● WORK REQUIRED
Lift out each line of the data that holds "chart".
[start]
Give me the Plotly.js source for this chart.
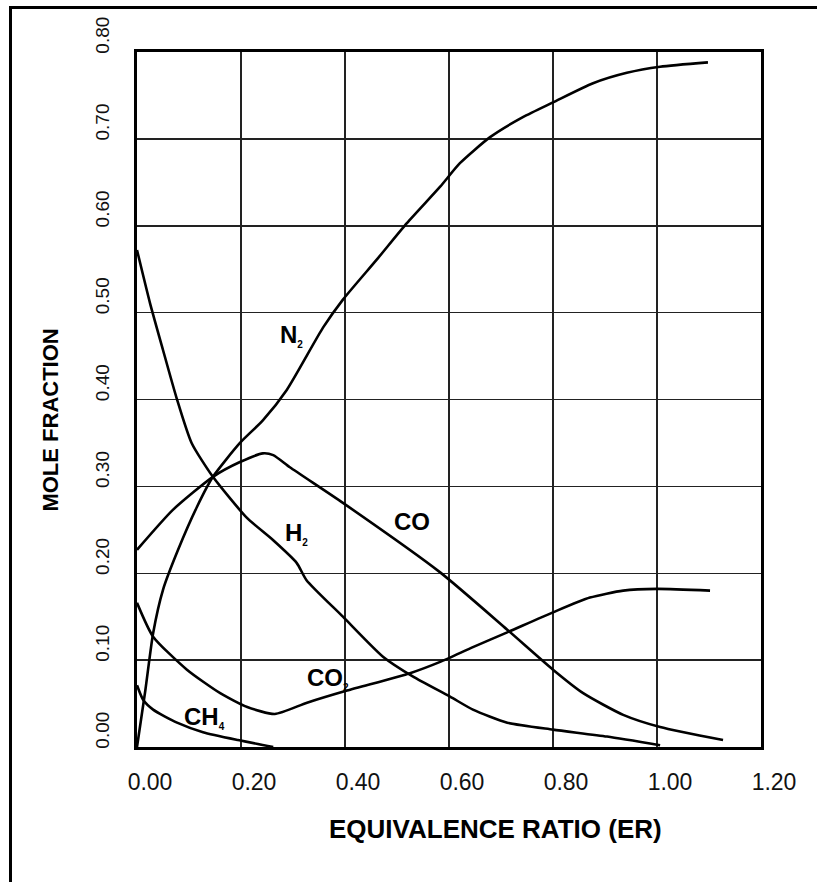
<!DOCTYPE html>
<html>
<head>
<meta charset="utf-8">
<script src="https://cdn.plot.ly/plotly-3.0.1.min.js"></script>
<style>
  html, body { margin: 0; padding: 0; background: #ffffff; overflow: hidden; }
  #frame { position: absolute; left: 9px; top: 6px; width: 900px; height: 950px;
           border-left: 3px solid #000; border-top: 3px solid #000; }
  #chart { position: absolute; left: 0; top: 0; width: 817px; height: 882px; }
</style>
</head>
<body>
<div id="frame"></div>
<div id="chart"></div>
<script>
// ---- data (ER vs mole fraction) ----
const h2X  = [0, 0.025, 0.05, 0.076, 0.105, 0.146, 0.211, 0.262, 0.307, 0.326, 0.396, 0.473, 0.531, 0.602, 0.646, 0.712, 0.800, 0.904, 1.006];
const h2Y  = [0.572, 0.511, 0.457, 0.402, 0.350, 0.311, 0.264, 0.238, 0.212, 0.192, 0.150, 0.104, 0.081, 0.058, 0.043, 0.028, 0.020, 0.012, 0.002];

const n2X  = [0, 0.016, 0.031, 0.05, 0.079, 0.115, 0.146, 0.198, 0.242, 0.288, 0.358, 0.396, 0.461, 0.519, 0.583, 0.621, 0.679, 0.742, 0.800, 0.877, 0.942, 1.006, 1.098];
const n2Y  = [0, 0.065, 0.131, 0.181, 0.227, 0.276, 0.311, 0.350, 0.376, 0.411, 0.483, 0.515, 0.561, 0.603, 0.645, 0.672, 0.702, 0.725, 0.742, 0.764, 0.776, 0.783, 0.788];

const coX  = [0, 0.069, 0.146, 0.198, 0.242, 0.262, 0.294, 0.396, 0.583, 0.712, 0.800, 0.858, 0.935, 1.006, 1.127];
const coY  = [0.227, 0.273, 0.311, 0.328, 0.338, 0.336, 0.322, 0.281, 0.201, 0.135, 0.089, 0.062, 0.037, 0.023, 0.008];

const co2X = [0, 0.031, 0.096, 0.160, 0.212, 0.265, 0.327, 0.404, 0.525, 0.583, 0.646, 0.712, 0.800, 0.871, 0.935, 1.0, 1.102];
const co2Y = [0.166, 0.127, 0.089, 0.062, 0.046, 0.038, 0.051, 0.065, 0.085, 0.098, 0.115, 0.132, 0.155, 0.172, 0.180, 0.182, 0.180];

const ch4X = [0, 0.012, 0.031, 0.077, 0.127, 0.194, 0.262];
const ch4Y = [0.071, 0.054, 0.043, 0.028, 0.017, 0.008, 0.0];

const seriesNames = ["H2", "N2", "CO", "CO2", "CH4"];
const labelTexts = ["H<sub>2</sub>", "N<sub>2</sub>", "CO", "CO<sub>2</sub>", "CH<sub>4</sub>"];
const xTickVals = [0, 0.2, 0.4, 0.6, 0.8, 1.0, 1.2];
const xTickText = ["0.00", "0.20", "0.40", "0.60", "0.80", "1.00", "1.20"];
const yTickVals = [0, 0.1, 0.2, 0.3, 0.4, 0.5, 0.6, 0.7, 0.8];
const yTickText = ["0.00", "0.10", "0.20", "0.30", "0.40", "0.50", "0.60", "0.70", "0.80"];
const xTitle = "EQUIVALENCE RATIO (ER)";
const yTitle = "MOLE FRACTION";

// ---- build figure ----
const FONT = "Liberation Sans, Arial, Helvetica, sans-serif";
const xs = [h2X, n2X, coX, co2X, ch4X];
const ys = [h2Y, n2Y, coY, co2Y, ch4Y];
const traces = xs.map((x, i) => ({
  type: "scatter", mode: "lines", name: seriesNames[i],
  x: x, y: ys[i],
  line: { color: "#000", width: 2.6, shape: "spline", smoothing: 0.6 },
  hoverinfo: "skip"
}));

// label anchor positions (left edge / vertical middle of each label)
const labelPos = [
  { x: 0.281, y: 0.246 },
  { x: 0.271, y: 0.474 },
  { x: 0.491, y: 0.260 },
  { x: 0.323, y: 0.079 },
  { x: 0.0865, y: 0.0345 }
];
const annotations = labelTexts.map((t, i) => ({
  xref: "x", yref: "y", x: labelPos[i].x, y: labelPos[i].y,
  text: t.replace(/<sub>(.*?)<\/sub>/, "<sub><span style='font-size:10px'>$1</span></sub>"),
  showarrow: false, xanchor: "left", yanchor: "middle",
  font: { family: FONT, size: 24, color: "#000", weight: 700 }
}));
// axis titles (placed as in the reference, which is not centred on the plot)
annotations.push({
  xref: "paper", yref: "paper", x: 0.574, y: -0.118,
  text: xTitle, showarrow: false, xanchor: "center", yanchor: "middle",
  font: { family: FONT, size: 26, color: "#000", weight: 700 }
});
annotations.push({
  xref: "paper", yref: "paper", x: -0.139, y: 0.47,
  text: yTitle, textangle: -90, showarrow: false, xanchor: "center", yanchor: "middle",
  font: { family: FONT, size: 22, color: "#000", weight: 700 }
});

const layout = {
  width: 817, height: 882,
  margin: { l: 137, r: 56, t: 52, b: 135 },
  paper_bgcolor: "rgba(0,0,0,0)",
  plot_bgcolor: "#ffffff",
  showlegend: false,
  font: { family: FONT, color: "#000" },
  xaxis: {
    range: [0, 1.2], tickvals: xTickVals, ticktext: xTickText,
    showgrid: true, gridcolor: "#222", gridwidth: 1.5,
    zeroline: false, showline: true, linecolor: "#000", linewidth: 3, mirror: true,
    ticks: "", ticklabelstandoff: 12, ticklabelshift: 13,
    tickfont: { family: FONT, size: 23, color: "#111" }
  },
  yaxis: {
    range: [0, 0.8], tickvals: yTickVals, ticktext: yTickText,
    showgrid: true, gridcolor: "#222", gridwidth: 1.5,
    zeroline: false, showline: true, linecolor: "#000", linewidth: 3, mirror: true,
    ticks: "", tickangle: -90, ticklabelstandoff: 17, ticklabelshift: -14,
    tickfont: { family: FONT, size: 19, color: "#111" }
  },
  annotations: annotations
};

Plotly.newPlot("chart", traces, layout, { staticPlot: true, displayModeBar: false });
</script>
</body>
</html>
[end]
● RESULT OF THIS TASK
Give me the Plotly.js source for this chart.
  #chart { position: absolute; left: 0; top: 0; width: 817px; height: 882px; }
<div id="chart"></div>
Plotly.newPlot("chart", traces, layout, { staticPlot: true, displayModeBar: false });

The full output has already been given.